From the front cover:
"As Christopher Lloyd demonstrates in this illuinating study, the sheer volume and variety of the artist's works on paper, in addition to the singular importance Degas accorded the act of drawing itself, allows his stylistic evolution to be recounted through a examination of his drawings and pastels alone. Following a broadly chronological approach while setting Degas within the culture context of his times.
"Including his relationship with Impressionism, Lloyd combines a general account of the artist's life with a close scrutiny of various subject areas, from the iconic images of dancers -- which form over half of Degas's oeuvre -- to nudes, laundresses, milliners, and the less well-known racehorse and landscape drawings.
"The entire career is presented: the early study of Ingres and Delacroix, the conventional youthful drawings, and the historical works of the early 1860s, followed by the shift to the modern subjects and stylistic concerns that would occupy Degas for the rest of his career."

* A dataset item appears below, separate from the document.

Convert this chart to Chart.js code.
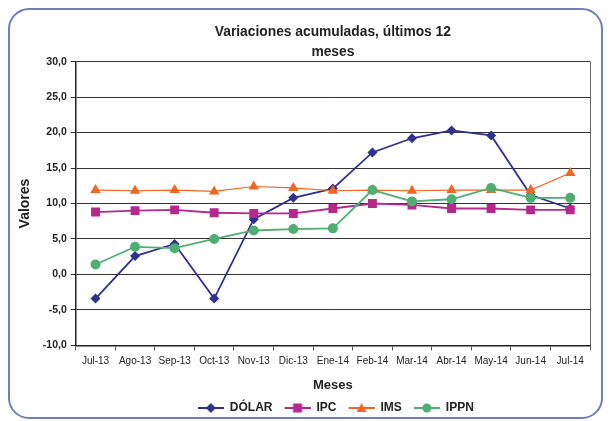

Author Christopher Lloyd worked at the Ashmolean Museum in Oxford from 1968 to 1988, combining curaorial duties with teaching and was surveyor of The Queen's Pictures in the British Royal Collection from 1988 to 2005. He has curated numerous exhibitions worldwide and published extensively on Western art.
The Romanov Sisters -- The Lost Lives of the Daughters of Nicholas and Alexandra by Helen Rappaport, St. Martin's Press '14, stated First U.S. Edition, First Printing. $27.99, 492 pages, ASIN #1250020204. Index, bibliography, notes, grouping of b&w glossy images.
From the dust jacket:
"Helen Rappaport brings the four daughters of the last tsar to life in their own words, illuminating the opulence of their doomed world and their courage as they faced a terrible end.
"They were the Princess Dianas of their day -- perhaps the most photographed and talked about royals in the early twentieth century. The four captivating Russian grand duchesses -- Olga, Tatiana, Maria, and Anastasia Romanova -- were much admired for their happy dispositions, their looks, the clothes they wore, and their privileged lifestyle.
"Over the years, the story of the four Romanov sisters and their tragic end in a basement at Ekaterinburg in 1918 has clouded our view of them, leading to a mass of sentimental and idealized hagiography. From a treasure trove of diaries and letters written by the grand duchesses to their friends and family, we learn that they were intelligent, sensitive, and perceptive witnesses to the dark turmoil within their immediate family and the ominous approach of the Russian Revolution, the nightmare that would sweep their world away, and them along with it."
Author Helen Rappaport studied Russian at Leeds University and specializes in Imperial Russian history and the reign of Queen Victoria. She lives in Dorset.